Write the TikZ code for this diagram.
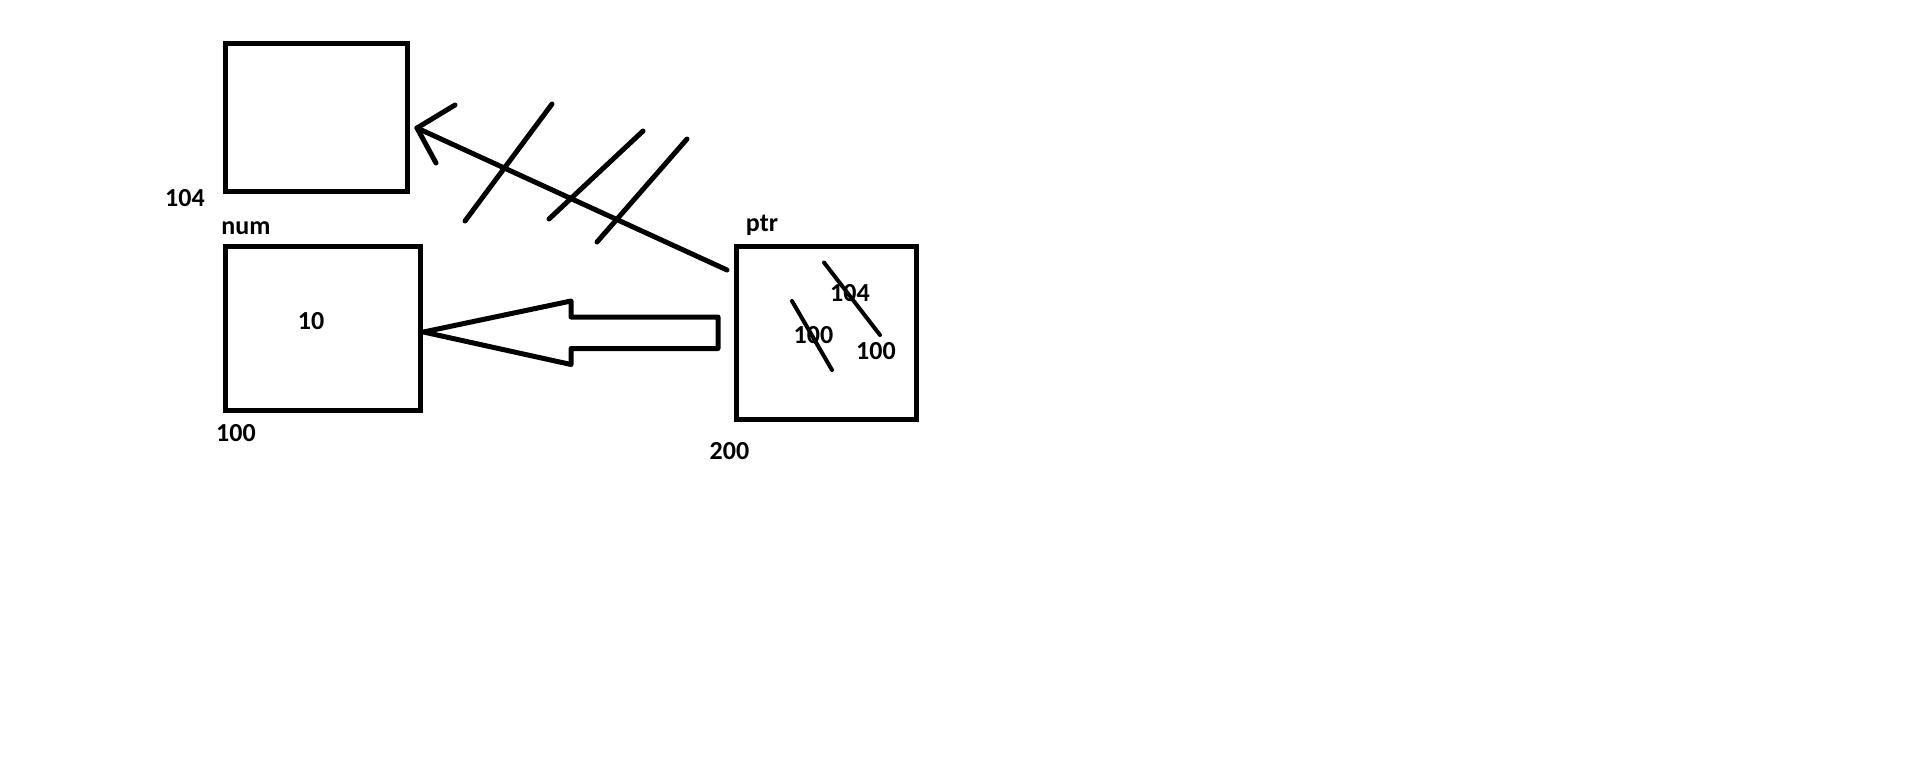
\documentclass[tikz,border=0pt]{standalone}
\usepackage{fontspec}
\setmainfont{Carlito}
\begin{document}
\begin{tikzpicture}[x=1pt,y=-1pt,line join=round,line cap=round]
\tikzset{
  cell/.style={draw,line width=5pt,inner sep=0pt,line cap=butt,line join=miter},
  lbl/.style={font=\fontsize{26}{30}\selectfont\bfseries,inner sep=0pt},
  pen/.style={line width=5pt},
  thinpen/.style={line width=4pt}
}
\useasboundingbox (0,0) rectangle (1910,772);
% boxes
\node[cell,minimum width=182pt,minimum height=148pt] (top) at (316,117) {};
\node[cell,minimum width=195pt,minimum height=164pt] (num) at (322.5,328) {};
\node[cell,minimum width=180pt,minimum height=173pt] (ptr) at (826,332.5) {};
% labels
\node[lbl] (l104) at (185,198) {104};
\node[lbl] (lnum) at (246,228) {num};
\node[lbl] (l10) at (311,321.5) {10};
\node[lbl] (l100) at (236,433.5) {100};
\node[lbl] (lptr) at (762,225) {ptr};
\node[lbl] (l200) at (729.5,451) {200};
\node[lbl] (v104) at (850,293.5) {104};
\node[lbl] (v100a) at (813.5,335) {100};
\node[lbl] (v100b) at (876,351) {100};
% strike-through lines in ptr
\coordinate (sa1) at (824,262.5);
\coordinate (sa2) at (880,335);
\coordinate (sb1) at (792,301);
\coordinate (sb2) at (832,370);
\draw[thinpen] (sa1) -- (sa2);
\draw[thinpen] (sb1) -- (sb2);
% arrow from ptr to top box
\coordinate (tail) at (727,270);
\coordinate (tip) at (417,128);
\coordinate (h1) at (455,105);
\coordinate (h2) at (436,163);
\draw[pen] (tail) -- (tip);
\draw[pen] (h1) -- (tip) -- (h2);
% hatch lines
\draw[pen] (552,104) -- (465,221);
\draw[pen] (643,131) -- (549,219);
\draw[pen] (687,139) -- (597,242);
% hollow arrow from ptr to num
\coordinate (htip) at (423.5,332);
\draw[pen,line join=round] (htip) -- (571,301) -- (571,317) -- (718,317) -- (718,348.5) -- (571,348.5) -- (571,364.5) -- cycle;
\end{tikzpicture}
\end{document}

------------------------------

Exercise details |
Omit each picture, then return all of the listing exactly as it stands.

The output |
Write the TikZ code for this diagram.
\documentclass[tikz,border=0pt]{standalone}
\usepackage{fontspec}
\setmainfont{Carlito}
\begin{document}
\begin{tikzpicture}[x=1pt,y=-1pt,line join=round,line cap=round]
\tikzset{
  cell/.style={draw,line width=5pt,inner sep=0pt,line cap=butt,line join=miter},
  lbl/.style={font=\fontsize{26}{30}\selectfont\bfseries,inner sep=0pt},
  pen/.style={line width=5pt},
  thinpen/.style={line width=4pt}
}
\useasboundingbox (0,0) rectangle (1910,772);
% boxes
\node[cell,minimum width=182pt,minimum height=148pt] (top) at (316,117) {};
\node[cell,minimum width=195pt,minimum height=164pt] (num) at (322.5,328) {};
\node[cell,minimum width=180pt,minimum height=173pt] (ptr) at (826,332.5) {};
% labels
\node[lbl] (l104) at (185,198) {104};
\node[lbl] (lnum) at (246,228) {num};
\node[lbl] (l10) at (311,321.5) {10};
\node[lbl] (l100) at (236,433.5) {100};
\node[lbl] (lptr) at (762,225) {ptr};
\node[lbl] (l200) at (729.5,451) {200};
\node[lbl] (v104) at (850,293.5) {104};
\node[lbl] (v100a) at (813.5,335) {100};
\node[lbl] (v100b) at (876,351) {100};
% strike-through lines in ptr
\coordinate (sa1) at (824,262.5);
\coordinate (sa2) at (880,335);
\coordinate (sb1) at (792,301);
\coordinate (sb2) at (832,370);
\draw[thinpen] (sa1) -- (sa2);
\draw[thinpen] (sb1) -- (sb2);
% arrow from ptr to top box
\coordinate (tail) at (727,270);
\coordinate (tip) at (417,128);
\coordinate (h1) at (455,105);
\coordinate (h2) at (436,163);
\draw[pen] (tail) -- (tip);
\draw[pen] (h1) -- (tip) -- (h2);
% hatch lines
\draw[pen] (552,104) -- (465,221);
\draw[pen] (643,131) -- (549,219);
\draw[pen] (687,139) -- (597,242);
% hollow arrow from ptr to num
\coordinate (htip) at (423.5,332);
\draw[pen,line join=round] (htip) -- (571,301) -- (571,317) -- (718,317) -- (718,348.5) -- (571,348.5) -- (571,364.5) -- cycle;
\end{tikzpicture}
\end{document}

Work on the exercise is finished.